--- Start of Data ---

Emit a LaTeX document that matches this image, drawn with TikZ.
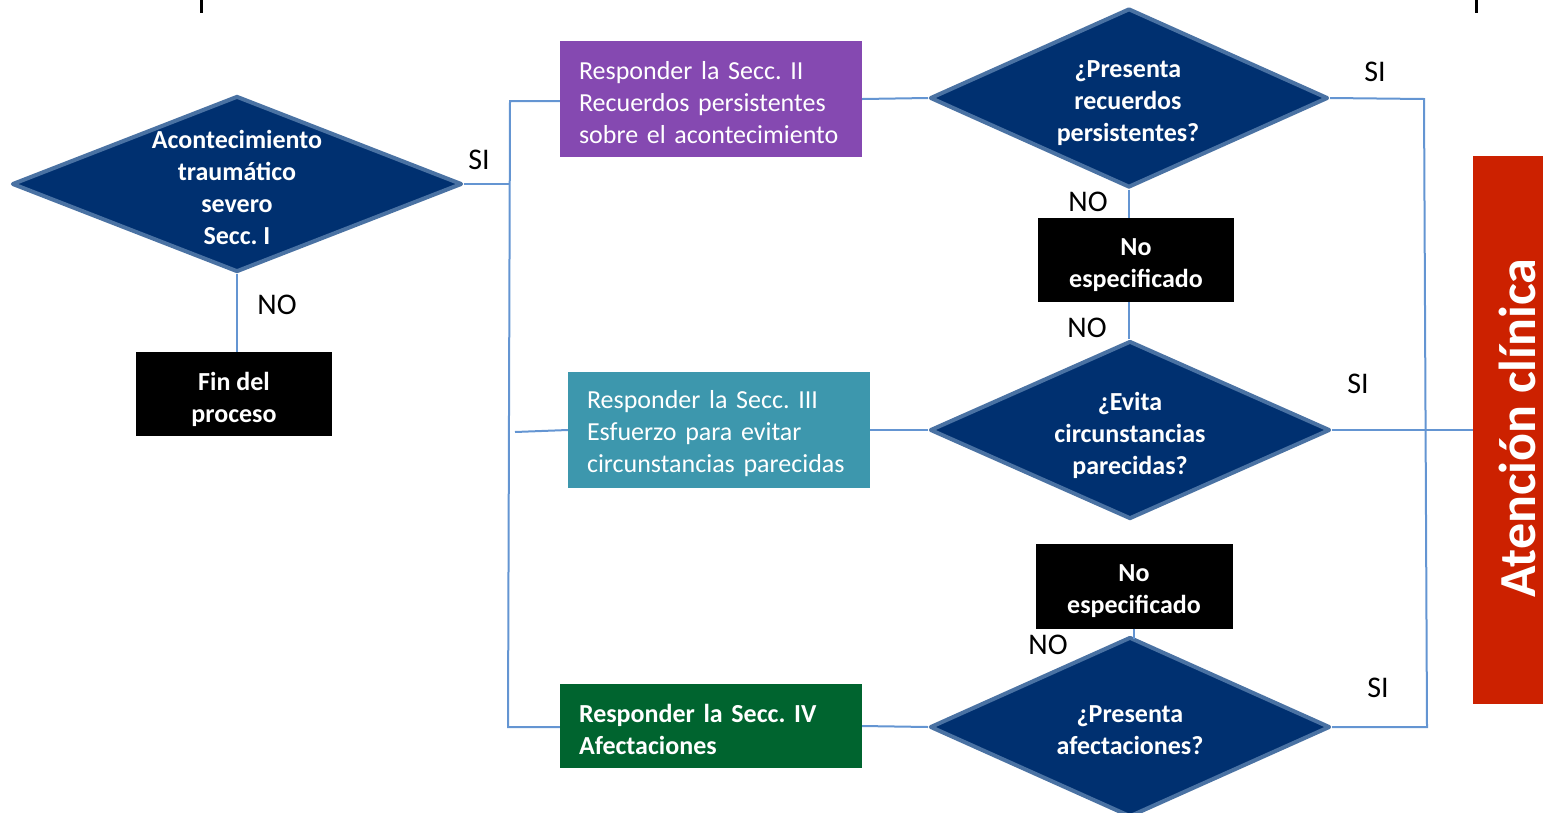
\documentclass[tikz,border=0pt]{standalone}
\usepackage{fontspec}
\setmainfont{Carlito}
\usetikzlibrary{shapes.geometric}
\definecolor{navy}{HTML}{003070}
\definecolor{dborder}{HTML}{4A72A3}
\definecolor{conn}{HTML}{6495D2}
\definecolor{purp}{HTML}{8549B1}
\definecolor{teal2}{HTML}{3D97AD}
\definecolor{green2}{HTML}{00642F}
\definecolor{red2}{HTML}{CC2100}
\tikzset{
  decision/.style={shape=diamond, fill=navy, draw=dborder, line width=4pt, line join=round, inner sep=0pt},
  dtext/.style={text=white, font=\fontsize{26}{32}\selectfont\bfseries\frenchspacing, align=center, inner sep=0pt},
  blackbox/.style={fill=black, inner sep=0pt, minimum width=196pt, minimum height=84pt},
  btext/.style={text=white, font=\fontsize{26}{32}\selectfont\bfseries\frenchspacing, align=center, inner sep=0pt},
  secbox/.style={inner sep=0pt, minimum width=302pt, minimum height=116pt},
  stext/.style={text=white, font=\fontsize{26}{32}\selectfont\frenchspacing, align=left, inner sep=0pt, text width=264pt},
  lbl/.style={font=\fontsize{30}{36}\selectfont, inner sep=0pt},
  conline/.style={draw=conn, line width=2pt},
}
\begin{document}
\begin{tikzpicture}[x=1pt,y=-1pt]
\useasboundingbox (0,0) rectangle (1543,812);
% top ticks
\draw[line width=3pt] (201,0) -- (201,13);
\draw[line width=3pt] (1476,0) -- (1476,13);

% coordinates
\coordinate (jt) at (510,101);
\coordinate (jb) at (508,727);
\coordinate (c3) at (515,432);
\coordinate (rt) at (1424,99);
\coordinate (rb) at (1427,727);

% decisions
\node[decision, minimum width=450pt, minimum height=176pt] (d1) at (237,184) {};
\node[decision, minimum width=398pt, minimum height=179pt] (d2) at (1129,98) {};
\node[decision, minimum width=400pt, minimum height=178pt] (d3) at (1130,430) {};
\node[decision, minimum width=400pt, minimum height=180pt] (d4) at (1130,727) {};

% boxes
\node[blackbox] (fin) at (234,394) {};
\node[blackbox] (n1) at (1136,260) {};
\node[blackbox, minimum width=197pt, minimum height=85pt] (n2) at (1134,586) {};
\node[secbox, fill=purp] (b2) at (711,99) {};
\node[secbox, fill=teal2] (b3) at (719,430) {};
\node[secbox, fill=green2, minimum height=84pt] (b4) at (711,726) {};

% box texts
\node[btext] (fint) at (234,399) {Fin del\\proceso};
\node[btext] (n1t) at (1136,265) {No\\especificado};
\node[btext] (n2t) at (1134,591) {No\\especificado};
\node[stext] (b2t) at (711,103) {Responder la Secc. II\\\makebox[264pt][s]{Recuerdos persistentes}\\sobre el acontecimiento};
\node[stext] (b3t) at (719,434) {Responder la Secc. III\\\makebox[264pt][s]{Esfuerzo para evitar}\\circunstancias parecidas};
\node[stext, font=\fontsize{26}{32}\selectfont\bfseries\frenchspacing] (b4t) at (711,729) {Responder la Secc. IV\\Afectaciones};

% red bar
\node[fill=red2, minimum width=70pt, minimum height=548pt, inner sep=0pt] (ac) at (1508,430) {};
\node[rotate=90, anchor=base, text=white, font=\fontsize{52}{60}\selectfont\bfseries, inner sep=0pt] (act) at (1535,428) {Atención clínica};

% connectors
\draw[conline] (d1.east) -- (d1.east -| jt);
\draw[conline] (b2.west |- jt) -- (jt) -- (jb) -- (b4.west |- jb);
\draw[conline] (c3) -- (b3.west);
\draw[conline] (d1.south) -- (d1.south |- fin.north);
\draw[conline] (b2.east) -- (d2.west);
\draw[conline] (b3.east) -- (d3.west);
\draw[conline] (b4.east) -- (d4.west);
\draw[conline] (d2.east) -- (rt) -- (rb) -- (d4.east);
\draw[conline] (d3.east) -- (ac.west);
\draw[conline] (d2.south) -- (d2.south |- n1.north);
\draw[conline] (n1.south -| d2.south) -- (d3.north -| d2.south);
\draw[conline] (n2.south) -- ++(0,10);

% decision texts
\node[dtext] (d1t) at (237,187) {Acontecimiento\\traumático\\severo\\Secc. I};
\node[dtext] (d2t) at (1128,103) {¿Presenta\\recuerdos\\persistentes?};
\node[dtext] (d3t) at (1130,435) {¿Evita\\circunstancias\\parecidas?};
\node[dtext] (d4t) at (1130,730) {¿Presenta\\afectaciones?};

% labels
\node[lbl] (si1) at (479,160) {SI};
\node[lbl] (no1) at (277,305) {NO};
\node[lbl] (si2) at (1375,72) {SI};
\node[lbl] (no2) at (1088,202) {NO};
\node[lbl] (no3) at (1087,328) {NO};
\node[lbl] (si3) at (1358,384) {SI};
\node[lbl] (no4) at (1048,645) {NO};
\node[lbl] (si4) at (1378,688) {SI};
\end{tikzpicture}
\end{document}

--- End of Data ---

■ **Written request**
Transcribe the whole listing exactly. Pictures are excluded.

■ **Task output**
Emit a LaTeX document that matches this image, drawn with TikZ.
\documentclass[tikz,border=0pt]{standalone}
\usepackage{fontspec}
\setmainfont{Carlito}
\usetikzlibrary{shapes.geometric}
\definecolor{navy}{HTML}{003070}
\definecolor{dborder}{HTML}{4A72A3}
\definecolor{conn}{HTML}{6495D2}
\definecolor{purp}{HTML}{8549B1}
\definecolor{teal2}{HTML}{3D97AD}
\definecolor{green2}{HTML}{00642F}
\definecolor{red2}{HTML}{CC2100}
\tikzset{
  decision/.style={shape=diamond, fill=navy, draw=dborder, line width=4pt, line join=round, inner sep=0pt},
  dtext/.style={text=white, font=\fontsize{26}{32}\selectfont\bfseries\frenchspacing, align=center, inner sep=0pt},
  blackbox/.style={fill=black, inner sep=0pt, minimum width=196pt, minimum height=84pt},
  btext/.style={text=white, font=\fontsize{26}{32}\selectfont\bfseries\frenchspacing, align=center, inner sep=0pt},
  secbox/.style={inner sep=0pt, minimum width=302pt, minimum height=116pt},
  stext/.style={text=white, font=\fontsize{26}{32}\selectfont\frenchspacing, align=left, inner sep=0pt, text width=264pt},
  lbl/.style={font=\fontsize{30}{36}\selectfont, inner sep=0pt},
  conline/.style={draw=conn, line width=2pt},
}
\begin{document}
\begin{tikzpicture}[x=1pt,y=-1pt]
\useasboundingbox (0,0) rectangle (1543,812);
% top ticks
\draw[line width=3pt] (201,0) -- (201,13);
\draw[line width=3pt] (1476,0) -- (1476,13);

% coordinates
\coordinate (jt) at (510,101);
\coordinate (jb) at (508,727);
\coordinate (c3) at (515,432);
\coordinate (rt) at (1424,99);
\coordinate (rb) at (1427,727);

% decisions
\node[decision, minimum width=450pt, minimum height=176pt] (d1) at (237,184) {};
\node[decision, minimum width=398pt, minimum height=179pt] (d2) at (1129,98) {};
\node[decision, minimum width=400pt, minimum height=178pt] (d3) at (1130,430) {};
\node[decision, minimum width=400pt, minimum height=180pt] (d4) at (1130,727) {};

% boxes
\node[blackbox] (fin) at (234,394) {};
\node[blackbox] (n1) at (1136,260) {};
\node[blackbox, minimum width=197pt, minimum height=85pt] (n2) at (1134,586) {};
\node[secbox, fill=purp] (b2) at (711,99) {};
\node[secbox, fill=teal2] (b3) at (719,430) {};
\node[secbox, fill=green2, minimum height=84pt] (b4) at (711,726) {};

% box texts
\node[btext] (fint) at (234,399) {Fin del\\proceso};
\node[btext] (n1t) at (1136,265) {No\\especificado};
\node[btext] (n2t) at (1134,591) {No\\especificado};
\node[stext] (b2t) at (711,103) {Responder la Secc. II\\\makebox[264pt][s]{Recuerdos persistentes}\\sobre el acontecimiento};
\node[stext] (b3t) at (719,434) {Responder la Secc. III\\\makebox[264pt][s]{Esfuerzo para evitar}\\circunstancias parecidas};
\node[stext, font=\fontsize{26}{32}\selectfont\bfseries\frenchspacing] (b4t) at (711,729) {Responder la Secc. IV\\Afectaciones};

% red bar
\node[fill=red2, minimum width=70pt, minimum height=548pt, inner sep=0pt] (ac) at (1508,430) {};
\node[rotate=90, anchor=base, text=white, font=\fontsize{52}{60}\selectfont\bfseries, inner sep=0pt] (act) at (1535,428) {Atención clínica};

% connectors
\draw[conline] (d1.east) -- (d1.east -| jt);
\draw[conline] (b2.west |- jt) -- (jt) -- (jb) -- (b4.west |- jb);
\draw[conline] (c3) -- (b3.west);
\draw[conline] (d1.south) -- (d1.south |- fin.north);
\draw[conline] (b2.east) -- (d2.west);
\draw[conline] (b3.east) -- (d3.west);
\draw[conline] (b4.east) -- (d4.west);
\draw[conline] (d2.east) -- (rt) -- (rb) -- (d4.east);
\draw[conline] (d3.east) -- (ac.west);
\draw[conline] (d2.south) -- (d2.south |- n1.north);
\draw[conline] (n1.south -| d2.south) -- (d3.north -| d2.south);
\draw[conline] (n2.south) -- ++(0,10);

% decision texts
\node[dtext] (d1t) at (237,187) {Acontecimiento\\traumático\\severo\\Secc. I};
\node[dtext] (d2t) at (1128,103) {¿Presenta\\recuerdos\\persistentes?};
\node[dtext] (d3t) at (1130,435) {¿Evita\\circunstancias\\parecidas?};
\node[dtext] (d4t) at (1130,730) {¿Presenta\\afectaciones?};

% labels
\node[lbl] (si1) at (479,160) {SI};
\node[lbl] (no1) at (277,305) {NO};
\node[lbl] (si2) at (1375,72) {SI};
\node[lbl] (no2) at (1088,202) {NO};
\node[lbl] (no3) at (1087,328) {NO};
\node[lbl] (si3) at (1358,384) {SI};
\node[lbl] (no4) at (1048,645) {NO};
\node[lbl] (si4) at (1378,688) {SI};
\end{tikzpicture}
\end{document}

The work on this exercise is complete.